DATA BLOCK:

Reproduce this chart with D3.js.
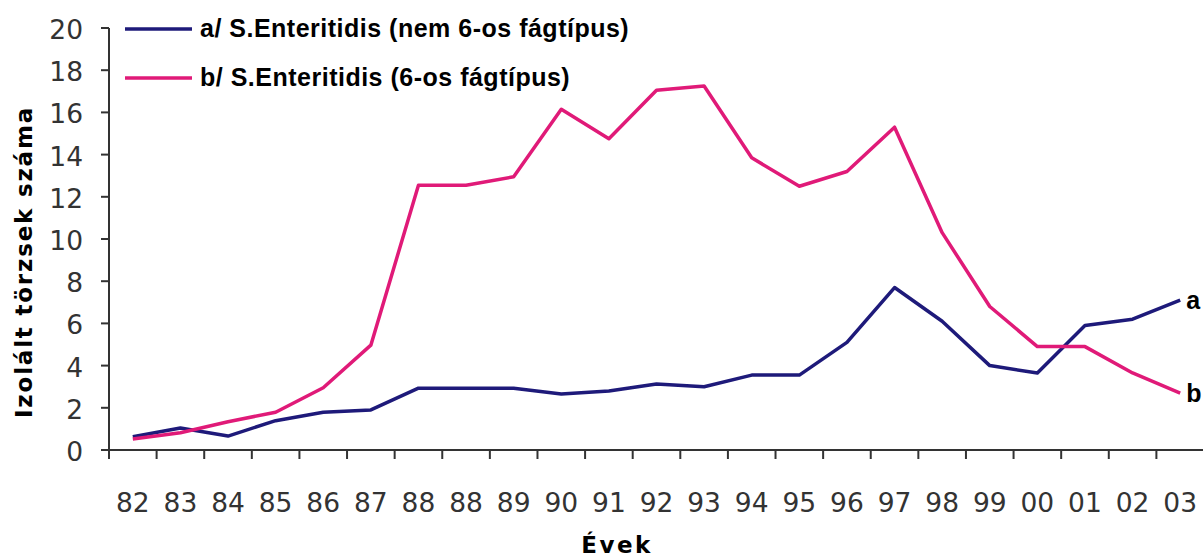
<!DOCTYPE html>
<html>
<head>
<meta charset="utf-8">
<script src="https://cdn.jsdelivr.net/npm/d3@7"></script>
<style>
  body { margin: 0; background: #fff; }
  svg { display: block; }
  .tick-label { font-family: "DejaVu Sans", Verdana, sans-serif; font-size: 26.5px; fill: #333; }
  .bold { font-family: "DejaVu Sans", Verdana, sans-serif; font-weight: bold; fill: #000; }
  .legend-text { font-family: "Liberation Sans", Arial, sans-serif; font-weight: bold; font-size: 25px; fill: #000; letter-spacing: 0.5px; }
</style>
</head>
<body>
<svg id="chart" width="1203" height="558"></svg>
<script>
/*** DATA ***/
const years = ['82','83','84','85','86','87','88','88 ','89','90','91','92','93','94','95','96','97','98','99','00','01','02','03'];
const seriesA = [0.63,1.04,0.66,1.39,1.79,1.9,2.93,2.93,2.93,2.65,2.8,3.13,3.0,3.55,3.55,5.1,7.7,6.1,4.0,3.65,5.9,6.2,7.1];
const seriesB = [0.52,0.82,1.34,1.79,2.95,4.97,12.55,12.55,12.95,16.15,14.75,17.05,17.25,13.85,12.5,13.2,15.3,10.3,6.8,4.9,4.9,3.65,2.7];
const yTicks = [0,2,4,6,8,10,12,14,16,18,20];
const legendLabels = ['a/ S.Enteritidis (nem 6-os fágtípus)', 'b/ S.Enteritidis (6-os fágtípus)'];
const endLabels = ['a', 'b'];
const colors = ['#1e1a7a', '#e01a78'];

/*** SCALES ***/
const svg = d3.select('#chart');
const x0 = 109, x1 = 1204, yTop = 28, yBot = 450;

const x = d3.scaleBand().domain(years).range([x0, x1]);
const y = d3.scaleLinear().domain([0, 20]).range([yBot, yTop]);

const axisColor = '#333';

// y axis
svg.append('line')
  .attr('x1', x0).attr('x2', x0)
  .attr('y1', y(20)).attr('y2', yBot + 9)
  .attr('stroke', axisColor).attr('stroke-width', 2);

svg.selectAll('.ytick').data(yTicks).enter().append('line')
  .attr('x1', x0 - 8).attr('x2', x0)
  .attr('y1', d => y(d)).attr('y2', d => y(d))
  .attr('stroke', axisColor).attr('stroke-width', 2);

svg.selectAll('.ylab').data(yTicks).enter().append('text')
  .attr('class', 'tick-label')
  .attr('x', 83).attr('y', d => y(d) + 11)
  .attr('text-anchor', 'end')
  .text(d => d);

// x axis
svg.append('line')
  .attr('x1', x0 - 8).attr('x2', 1203)
  .attr('y1', yBot).attr('y2', yBot)
  .attr('stroke', axisColor).attr('stroke-width', 2);

svg.selectAll('.xtick').data(years.slice(1)).enter().append('line')
  .attr('x1', d => x(d)).attr('x2', d => x(d))
  .attr('y1', yBot).attr('y2', yBot + 9)
  .attr('stroke', axisColor).attr('stroke-width', 2);

svg.selectAll('.xlab').data(years).enter().append('text')
  .attr('class', 'tick-label')
  .attr('x', d => x(d) + x.bandwidth() / 2)
  .attr('y', 512)
  .attr('text-anchor', 'middle')
  .text(d => d.trim());

// axis titles
svg.append('text')
  .attr('class', 'bold')
  .attr('transform', 'translate(32,262) rotate(-90)')
  .attr('text-anchor', 'middle')
  .style('font-size', '23px')
  .style('letter-spacing', '1.8px')
  .text('Izolált törzsek száma');

svg.append('text')
  .attr('class', 'bold')
  .attr('x', 617).attr('y', 553)
  .attr('text-anchor', 'middle')
  .style('font-size', '23px')
  .style('letter-spacing', '2.5px')
  .text('Évek');

/*** LINES ***/
const line = d3.line()
  .x((d, i) => x(years[i]) + x.bandwidth() / 2)
  .y(d => y(d));

[seriesA, seriesB].forEach((s, i) => {
  svg.append('path')
    .attr('d', line(s))
    .attr('fill', 'none')
    .attr('stroke', colors[i])
    .attr('stroke-width', 3.5)
    .attr('stroke-linejoin', 'round');

  // end label, kept just inside the right edge
  const last = s.length - 1;
  svg.append('text')
    .attr('class', 'bold')
    .style('font-family', '"Liberation Sans", Arial, sans-serif')
    .style('font-size', '25px')
    .attr('x', x(years[last]) + x.bandwidth() / 2 + 6)
    .attr('y', y(s[last]) + 9)
    .text(endLabels[i]);
});

/*** LEGEND ***/
legendLabels.forEach((lab, i) => {
  const ly = 29 + i * 49;
  svg.append('line')
    .attr('x1', 125).attr('x2', 192)
    .attr('y1', ly).attr('y2', ly)
    .attr('stroke', colors[i]).attr('stroke-width', 3.5);
  svg.append('text')
    .attr('class', 'legend-text')
    .attr('x', 200).attr('y', ly + 8)
    .text(lab);
});
</script>
</body>
</html>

AIM:
Every line of the material is to be quoted exactly, with no pictures carried over.

PROBLEM SOLUTION:
Reproduce this chart with D3.js.
<!DOCTYPE html>
<html>
<head>
<meta charset="utf-8">
<script src="https://cdn.jsdelivr.net/npm/d3@7"></script>
<style>
  body { margin: 0; background: #fff; }
  svg { display: block; }
  .tick-label { font-family: "DejaVu Sans", Verdana, sans-serif; font-size: 26.5px; fill: #333; }
  .bold { font-family: "DejaVu Sans", Verdana, sans-serif; font-weight: bold; fill: #000; }
  .legend-text { font-family: "Liberation Sans", Arial, sans-serif; font-weight: bold; font-size: 25px; fill: #000; letter-spacing: 0.5px; }
</style>
</head>
<body>
<svg id="chart" width="1203" height="558"></svg>
<script>
/*** DATA ***/
const years = ['82','83','84','85','86','87','88','88 ','89','90','91','92','93','94','95','96','97','98','99','00','01','02','03'];
const seriesA = [0.63,1.04,0.66,1.39,1.79,1.9,2.93,2.93,2.93,2.65,2.8,3.13,3.0,3.55,3.55,5.1,7.7,6.1,4.0,3.65,5.9,6.2,7.1];
const seriesB = [0.52,0.82,1.34,1.79,2.95,4.97,12.55,12.55,12.95,16.15,14.75,17.05,17.25,13.85,12.5,13.2,15.3,10.3,6.8,4.9,4.9,3.65,2.7];
const yTicks = [0,2,4,6,8,10,12,14,16,18,20];
const legendLabels = ['a/ S.Enteritidis (nem 6-os fágtípus)', 'b/ S.Enteritidis (6-os fágtípus)'];
const endLabels = ['a', 'b'];
const colors = ['#1e1a7a', '#e01a78'];

/*** SCALES ***/
const svg = d3.select('#chart');
const x0 = 109, x1 = 1204, yTop = 28, yBot = 450;

const x = d3.scaleBand().domain(years).range([x0, x1]);
const y = d3.scaleLinear().domain([0, 20]).range([yBot, yTop]);

const axisColor = '#333';

// y axis
svg.append('line')
  .attr('x1', x0).attr('x2', x0)
  .attr('y1', y(20)).attr('y2', yBot + 9)
  .attr('stroke', axisColor).attr('stroke-width', 2);

svg.selectAll('.ytick').data(yTicks).enter().append('line')
  .attr('x1', x0 - 8).attr('x2', x0)
  .attr('y1', d => y(d)).attr('y2', d => y(d))
  .attr('stroke', axisColor).attr('stroke-width', 2);

svg.selectAll('.ylab').data(yTicks).enter().append('text')
  .attr('class', 'tick-label')
  .attr('x', 83).attr('y', d => y(d) + 11)
  .attr('text-anchor', 'end')
  .text(d => d);

// x axis
svg.append('line')
  .attr('x1', x0 - 8).attr('x2', 1203)
  .attr('y1', yBot).attr('y2', yBot)
  .attr('stroke', axisColor).attr('stroke-width', 2);

svg.selectAll('.xtick').data(years.slice(1)).enter().append('line')
  .attr('x1', d => x(d)).attr('x2', d => x(d))
  .attr('y1', yBot).attr('y2', yBot + 9)
  .attr('stroke', axisColor).attr('stroke-width', 2);

svg.selectAll('.xlab').data(years).enter().append('text')
  .attr('class', 'tick-label')
  .attr('x', d => x(d) + x.bandwidth() / 2)
  .attr('y', 512)
  .attr('text-anchor', 'middle')
  .text(d => d.trim());

// axis titles
svg.append('text')
  .attr('class', 'bold')
  .attr('transform', 'translate(32,262) rotate(-90)')
  .attr('text-anchor', 'middle')
  .style('font-size', '23px')
  .style('letter-spacing', '1.8px')
  .text('Izolált törzsek száma');

svg.append('text')
  .attr('class', 'bold')
  .attr('x', 617).attr('y', 553)
  .attr('text-anchor', 'middle')
  .style('font-size', '23px')
  .style('letter-spacing', '2.5px')
  .text('Évek');

/*** LINES ***/
const line = d3.line()
  .x((d, i) => x(years[i]) + x.bandwidth() / 2)
  .y(d => y(d));

[seriesA, seriesB].forEach((s, i) => {
  svg.append('path')
    .attr('d', line(s))
    .attr('fill', 'none')
    .attr('stroke', colors[i])
    .attr('stroke-width', 3.5)
    .attr('stroke-linejoin', 'round');

  // end label, kept just inside the right edge
  const last = s.length - 1;
  svg.append('text')
    .attr('class', 'bold')
    .style('font-family', '"Liberation Sans", Arial, sans-serif')
    .style('font-size', '25px')
    .attr('x', x(years[last]) + x.bandwidth() / 2 + 6)
    .attr('y', y(s[last]) + 9)
    .text(endLabels[i]);
});

/*** LEGEND ***/
legendLabels.forEach((lab, i) => {
  const ly = 29 + i * 49;
  svg.append('line')
    .attr('x1', 125).attr('x2', 192)
    .attr('y1', ly).attr('y2', ly)
    .attr('stroke', colors[i]).attr('stroke-width', 3.5);
  svg.append('text')
    .attr('class', 'legend-text')
    .attr('x', 200).attr('y', ly + 8)
    .text(lab);
});
</script>
</body>
</html>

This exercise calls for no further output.